WORK TO DO:
Exactly as written, set down the lines from the top of the entries through the line bearing "(note) at (104,804)", with every picture left out.

RECORD SET:

------------

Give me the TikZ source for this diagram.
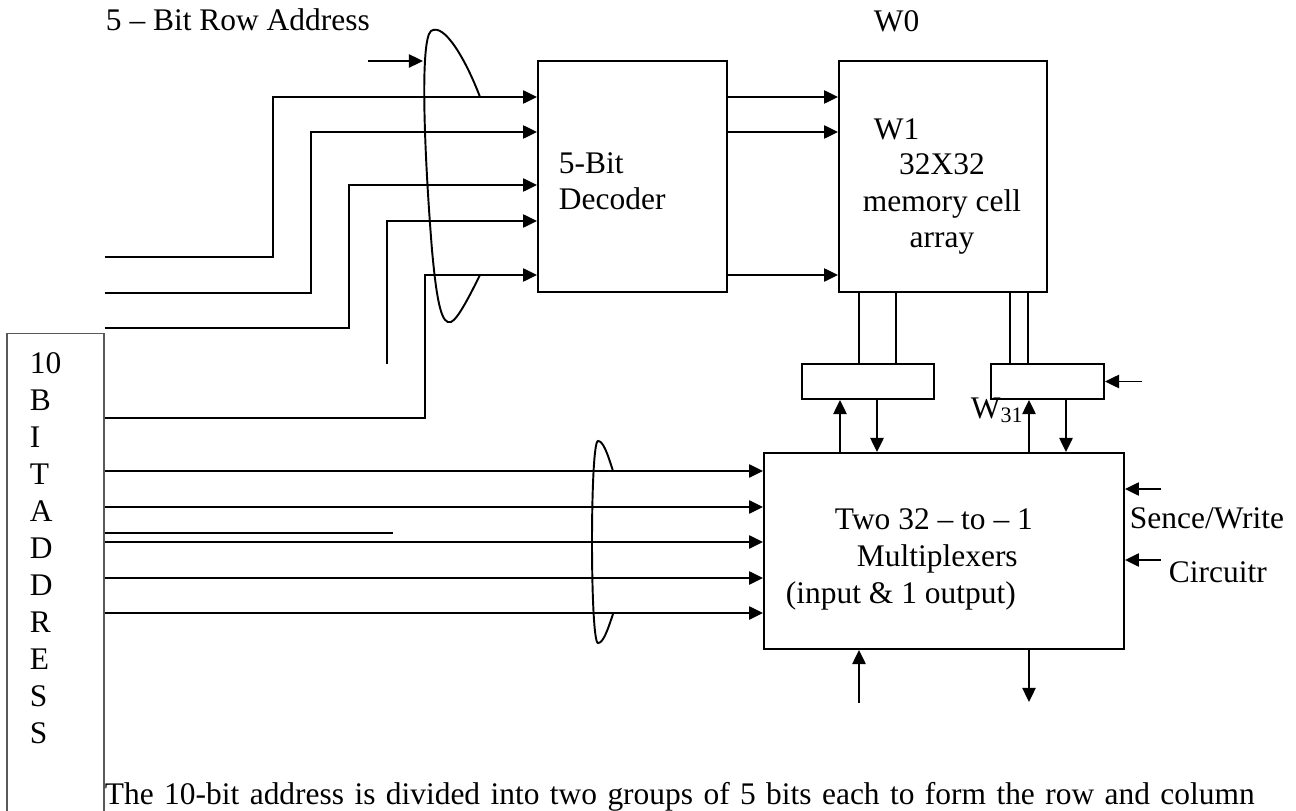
\documentclass[tikz,border=0pt]{standalone}
\usepackage{fontspec}
\setmainfont{Liberation Serif}
\usetikzlibrary{arrows.meta}

\begin{document}
\begin{tikzpicture}[
    x=0.02cm, y=-0.02cm,
    font=\fontsize{17.9}{21}\selectfont,
    line width=1.1pt,
    box/.style={rectangle, draw, minimum height=4.62cm, inner sep=0pt},
    smallbox/.style={rectangle, draw, minimum height=0.7cm, inner sep=0pt},
    arrow/.style={-{Triangle[length=8pt, width=7.5pt]}},
    lbl/.style={anchor=base west, inner sep=0pt}
]
\useasboundingbox (0,0) rectangle (1296,811);

% ==================== ADDRESS REGISTER ====================
\node[rectangle, draw=black!65, line width=0.6pt, minimum width=1.94cm, minimum height=9.94cm] (addr) at (55.5,581.5) {};
\foreach \ch [count=\i from 0] in {10,B,I,T,A,D,D,R,E,S,S}
    \node[lbl] at (29,373+37*\i) {\ch};

% ==================== BLOCKS ====================
\node[box, minimum width=3.78cm] (dec) at (632.5,176.5) {};
\node[box, minimum width=4.16cm] (mem) at (943,176.5) {};
\node[smallbox, minimum width=2.64cm] (sa0) at (868,381.5) {};
\node[smallbox, minimum width=2.26cm] (sa31) at (1047.5,381.5) {};
\node[box, minimum width=7.2cm, minimum height=3.92cm] (mux) at (944,551) {};

% ==================== LABELS ====================
% (base of a multi-line node = its last line)
\node[lbl] (rowlbl) at (105,31) {5 -- Bit Row Address};
\node[lbl] (w0) at (873,32) {W0};
\node[lbl] (w1) at (873,140) {W1};
\node[lbl, align=left] (dectxt) at (558,210) {5-Bit\\Decoder};
\node[lbl, anchor=base, align=center] (memtxt) at (942,248) {32X32\\memory cell\\array};
\node[lbl] (w31) at (970,418) {W\textsubscript{31}};
\node[lbl] (muxa) at (834,529) {Two 32 -- to -- 1};
\node[lbl] (muxb) at (856,566) {Multiplexers};
\node[lbl] (muxc) at (785,603) {(input \& 1 output)};
\node[lbl] (swlbl) at (1129,528) {Sence/Write};
\node[lbl] (crlbl) at (1168,582) {Circuitr};
\node[lbl] (note) at (104,804) {\makebox[23cm][s]{The 10-bit address is divided into two groups of 5 bits each to form the row and column}};

% ==================== ROW ADDRESS ====================
\coordinate (rin) at (368,61);
\coordinate (r4) at (387,364);
\draw[arrow] (rin) -- (423,61);
\draw[arrow] (addr.east |- 0,257) -| (273,97) -- (dec.west |- 0,97);
\draw[arrow] (addr.east |- 0,293) -| (311,132) -- (dec.west |- 0,132);
\draw[arrow] (addr.east |- 0,328) -| (349,185) -- (dec.west |- 0,185);
\draw[arrow] (r4) |- (dec.west |- 0,221);
\draw[arrow] (addr.east |- 0,418) -| (425,275) -- (dec.west |- 0,275);
% bundle loop
\draw (480,97) .. controls (466,60) and (444,22) .. (431,31)
      .. controls (420,40) and (424,150) .. (432,250)
      .. controls (437,305) and (442,325) .. (451,322)
      .. controls (458,319) and (470,295) .. (480,275);

% decoder to array
\foreach \y in {97,132,275}
    \draw[arrow] (dec.east |- 0,\y) -- (mem.west |- 0,\y);

% ==================== COLUMN ADDRESS ====================
\foreach \y in {471,507,542,578,613}
    \draw[arrow] (addr.east |- 0,\y) -- (mux.west |- 0,\y);
\draw (addr.east |- 0,533) -- (393,533);
\draw (613,471) .. controls (607,452) and (603,441) .. (598,441)
      .. controls (590,441) and (590,643) .. (598,643)
      .. controls (603,643) and (607,632) .. (613,614);

% ==================== ARRAY / MUX ====================
\foreach \x in {859,896}
    \draw (\x,0 |- mem.south) -- (\x,0 |- sa0.north);
\foreach \x in {1010,1028}
    \draw (\x,0 |- mem.south) -- (\x,0 |- sa31.north);
\draw[arrow] (840,0 |- mux.north) -- (840,0 |- sa0.south);
\draw[arrow] (877,0 |- sa0.south) -- (877,0 |- mux.north);
\draw[arrow] (1029,0 |- mux.north) -- (1029,0 |- sa31.south);
\draw[arrow] (1066,0 |- sa31.south) -- (1066,0 |- mux.north);

\coordinate (ctl) at (1142,381.5);
\draw[arrow] (ctl) -- (sa31.east);
\coordinate (sw1) at (1161,489);
\coordinate (sw2) at (1161,560);
\draw[arrow] (sw1) -- (mux.east |- sw1);
\draw[arrow] (sw2) -- (mux.east |- sw2);

\coordinate (din) at (859,703);
\coordinate (dout) at (1029,702);
\draw[arrow] (din) -- (din |- mux.south);
\draw[arrow] (dout |- mux.south) -- (dout);

\end{tikzpicture}
\end{document}
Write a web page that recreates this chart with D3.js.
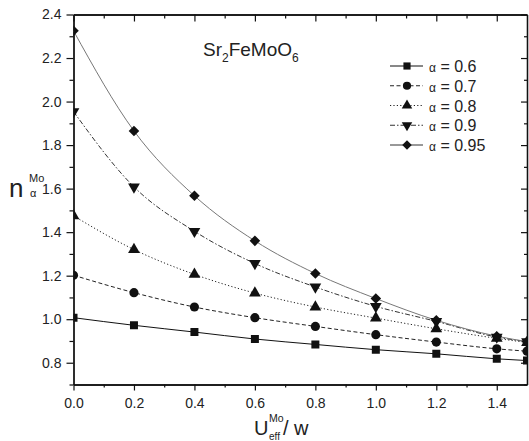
<!DOCTYPE html>
<html>
<head>
<meta charset="utf-8">
<script src="https://cdn.jsdelivr.net/npm/d3@7"></script>
<style>
  body { margin: 0; background: #fff; }
  svg { display: block; font-family: "Liberation Sans", Arial, sans-serif; }
</style>
</head>
<body>
<div id="chart"></div>
<script>
// values
const uValues = [0, 0.2, 0.4, 0.6, 0.8, 1.0, 1.2, 1.4, 1.5];
const alpha06 = [1.007, 0.972, 0.941, 0.909, 0.884, 0.860, 0.841, 0.818, 0.810];
const alpha07 = [1.202, 1.122, 1.056, 1.007, 0.967, 0.929, 0.895, 0.864, 0.853];
const alpha08 = [1.475, 1.320, 1.206, 1.120, 1.056, 1.005, 0.956, 0.912, 0.893];
const alpha09 = [1.954, 1.608, 1.404, 1.256, 1.148, 1.059, 0.990, 0.918, 0.897];
const alpha095 = [2.325, 1.865, 1.567, 1.360, 1.210, 1.095, 0.995, 0.922, 0.897];
const seriesLabels = ['0.6', '0.7', '0.8', '0.9', '0.95'];
const xTicks = [0, 0.2, 0.4, 0.6, 0.8, 1.0, 1.2, 1.4];
const yTicks = [0.8, 1.0, 1.2, 1.4, 1.6, 1.8, 2.0, 2.2, 2.4];

const W = 529, H = 441;
const box = { left: 73.5, right: 527, top: 14.5, bottom: 384.5 };

const series = [
  { label: seriesLabels[0], values: alpha06, dash: null, color: '#111', symbol: d3.symbolSquare, size: 64, rotate: 0 },
  { label: seriesLabels[1], values: alpha07, dash: '4,2.5', color: '#222', symbol: d3.symbolCircle, size: 66, rotate: 0 },
  { label: seriesLabels[2], values: alpha08, dash: '1.2,2.2', color: '#222', symbol: d3.symbolTriangle, size: 60, rotate: 0 },
  { label: seriesLabels[3], values: alpha09, dash: '5,2,1.5,2', color: '#333', symbol: d3.symbolTriangle, size: 60, rotate: 180 },
  { label: seriesLabels[4], values: alpha095, dash: null, color: '#777', symbol: d3.symbolSquare, size: 56, rotate: 45 }
];

const svg = d3.select('#chart').append('svg')
  .attr('width', W)
  .attr('height', H);

const x = d3.scaleLinear().domain([0, 1.5]).range([box.left, box.right]);
const y = d3.scaleLinear().domain([0.7, 2.4]).range([box.bottom, box.top]);

const minorX = d3.range(0, 1.51, 0.1).map(v => +v.toFixed(2)).filter(v => !xTicks.includes(v) && v !== 1.5);
const minorY = d3.range(0.7, 2.41, 0.1).map(v => +v.toFixed(2)).filter(v => !yTicks.includes(v));

function styleAxis(g) {
  g.select('.domain').attr('stroke', '#111').attr('stroke-width', 1.3);
  g.selectAll('.tick line').attr('stroke', '#111').attr('stroke-width', 1.2);
  g.selectAll('.tick text').attr('fill', '#222').attr('font-size', '14px')
    .attr('font-family', '"Liberation Sans", Arial, sans-serif');
}

// bottom axis (ticks out)
svg.append('g').attr('transform', `translate(0,${box.bottom})`)
  .call(d3.axisBottom(x).tickValues(xTicks).tickSize(6).tickSizeOuter(0).tickPadding(8).tickFormat(d3.format('.1f')))
  .call(styleAxis);
svg.append('g').attr('transform', `translate(0,${box.bottom})`)
  .call(d3.axisBottom(x).tickValues(minorX).tickSize(3).tickSizeOuter(0).tickFormat(''))
  .call(styleAxis);

// top axis (ticks in)
svg.append('g').attr('transform', `translate(0,${box.top})`)
  .call(d3.axisTop(x).tickValues(xTicks).tickSize(-7).tickSizeOuter(0).tickFormat(''))
  .call(styleAxis);
svg.append('g').attr('transform', `translate(0,${box.top})`)
  .call(d3.axisTop(x).tickValues(minorX).tickSize(-4).tickSizeOuter(0).tickFormat(''))
  .call(styleAxis);

// left axis (ticks out)
svg.append('g').attr('transform', `translate(${box.left},0)`)
  .call(d3.axisLeft(y).tickValues(yTicks).tickSize(7).tickSizeOuter(0).tickPadding(5).tickFormat(d3.format('.1f')))
  .call(styleAxis);
svg.append('g').attr('transform', `translate(${box.left},0)`)
  .call(d3.axisLeft(y).tickValues(minorY).tickSize(4).tickSizeOuter(0).tickFormat(''))
  .call(styleAxis);

// right axis (ticks in)
svg.append('g').attr('transform', `translate(${box.right},0)`)
  .call(d3.axisRight(y).tickValues(yTicks).tickSize(-6).tickSizeOuter(0).tickFormat(''))
  .call(styleAxis);
svg.append('g').attr('transform', `translate(${box.right},0)`)
  .call(d3.axisRight(y).tickValues(minorY).tickSize(-3).tickSizeOuter(0).tickFormat(''))
  .call(styleAxis);

// clip for data
svg.append('defs').append('clipPath').attr('id', 'plot-clip')
  .append('rect')
  .attr('x', box.left).attr('y', box.top)
  .attr('width', box.right - box.left).attr('height', box.bottom - box.top);

const plot = svg.append('g').attr('clip-path', 'url(#plot-clip)');

const line = d3.line()
  .x(d => x(d.u))
  .y(d => y(d.v))
  .curve(d3.curveMonotoneX);

series.forEach(s => {
  const pts = uValues.map((u, i) => ({ u, v: s.values[i] }));
  plot.append('path')
    .attr('d', line(pts))
    .attr('fill', 'none')
    .attr('stroke', s.color)
    .attr('stroke-width', 1)
    .attr('stroke-dasharray', s.dash);
});

series.forEach(s => {
  const sym = d3.symbol().type(s.symbol).size(s.size);
  plot.append('g').selectAll('path')
    .data(uValues.map((u, i) => ({ u, v: s.values[i] })))
    .join('path')
    .attr('d', sym)
    .attr('transform', d => `translate(${x(d.u)},${y(d.v)}) rotate(${s.rotate})`)
    .attr('fill', '#111');
});

// title
svg.append('text')
  .attr('x', 203).attr('y', 56)
  .attr('font-size', '19px').attr('fill', '#222')
  .call(t => {
    t.append('tspan').text('Sr');
    t.append('tspan').attr('font-size', '12px').attr('dy', 6).text('2');
    t.append('tspan').attr('dy', -6).text('FeMoO');
    t.append('tspan').attr('font-size', '12px').attr('dy', 6).text('6');
  });

// y axis title
svg.append('text').attr('x', 9).attr('y', 197).attr('font-size', '26px').attr('fill', '#222').text('n');
svg.append('text').attr('x', 29).attr('y', 182).attr('font-size', '11px').attr('fill', '#222').text('Mo');
svg.append('text').attr('x', 30).attr('y', 197).attr('font-size', '11px').attr('fill', '#222').text('α');

// x axis title
svg.append('text').attr('x', 254).attr('y', 435).attr('font-size', '20px').attr('fill', '#222').text('U');
svg.append('text').attr('x', 269).attr('y', 422).attr('font-size', '10.5px').attr('fill', '#222').text('Mo');
svg.append('text').attr('x', 269).attr('y', 440).attr('font-size', '10px').attr('fill', '#222').text('eff');
svg.append('text').attr('x', 283).attr('y', 435).attr('font-size', '20px').attr('fill', '#222').text('/ w');

// legend
const legend = svg.append('g');
const legendY = d3.scaleLinear().domain([0, 4]).range([66, 145]);
series.forEach((s, i) => {
  const ly = legendY(i);
  legend.append('line')
    .attr('x1', 390).attr('x2', 423).attr('y1', ly).attr('y2', ly)
    .attr('stroke', s.color === '#777' ? '#333' : s.color)
    .attr('stroke-width', 1)
    .attr('stroke-dasharray', s.dash);
  legend.append('path')
    .attr('d', d3.symbol().type(s.symbol).size(s.size * 0.8))
    .attr('transform', `translate(407,${ly}) rotate(${s.rotate})`)
    .attr('fill', '#111');
  const t = legend.append('text').attr('x', 429).attr('y', ly + 6).attr('fill', '#222');
  t.append('tspan').attr('font-size', '12px').text('α');
  t.append('tspan').attr('font-size', '16px').text(' = ' + s.label);
});
</script>
</body>
</html>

------------

RIGHT ANSWER:
Give me the TikZ source for this diagram.
\documentclass[tikz,border=0pt]{standalone}
\usepackage{fontspec}
\setmainfont{Liberation Serif}
\usetikzlibrary{arrows.meta}

\begin{document}
\begin{tikzpicture}[
    x=0.02cm, y=-0.02cm,
    font=\fontsize{17.9}{21}\selectfont,
    line width=1.1pt,
    box/.style={rectangle, draw, minimum height=4.62cm, inner sep=0pt},
    smallbox/.style={rectangle, draw, minimum height=0.7cm, inner sep=0pt},
    arrow/.style={-{Triangle[length=8pt, width=7.5pt]}},
    lbl/.style={anchor=base west, inner sep=0pt}
]
\useasboundingbox (0,0) rectangle (1296,811);

% ==================== ADDRESS REGISTER ====================
\node[rectangle, draw=black!65, line width=0.6pt, minimum width=1.94cm, minimum height=9.94cm] (addr) at (55.5,581.5) {};
\foreach \ch [count=\i from 0] in {10,B,I,T,A,D,D,R,E,S,S}
    \node[lbl] at (29,373+37*\i) {\ch};

% ==================== BLOCKS ====================
\node[box, minimum width=3.78cm] (dec) at (632.5,176.5) {};
\node[box, minimum width=4.16cm] (mem) at (943,176.5) {};
\node[smallbox, minimum width=2.64cm] (sa0) at (868,381.5) {};
\node[smallbox, minimum width=2.26cm] (sa31) at (1047.5,381.5) {};
\node[box, minimum width=7.2cm, minimum height=3.92cm] (mux) at (944,551) {};

% ==================== LABELS ====================
% (base of a multi-line node = its last line)
\node[lbl] (rowlbl) at (105,31) {5 -- Bit Row Address};
\node[lbl] (w0) at (873,32) {W0};
\node[lbl] (w1) at (873,140) {W1};
\node[lbl, align=left] (dectxt) at (558,210) {5-Bit\\Decoder};
\node[lbl, anchor=base, align=center] (memtxt) at (942,248) {32X32\\memory cell\\array};
\node[lbl] (w31) at (970,418) {W\textsubscript{31}};
\node[lbl] (muxa) at (834,529) {Two 32 -- to -- 1};
\node[lbl] (muxb) at (856,566) {Multiplexers};
\node[lbl] (muxc) at (785,603) {(input \& 1 output)};
\node[lbl] (swlbl) at (1129,528) {Sence/Write};
\node[lbl] (crlbl) at (1168,582) {Circuitr};
\node[lbl] (note) at (104,804) {\makebox[23cm][s]{The 10-bit address is divided into two groups of 5 bits each to form the row and column}};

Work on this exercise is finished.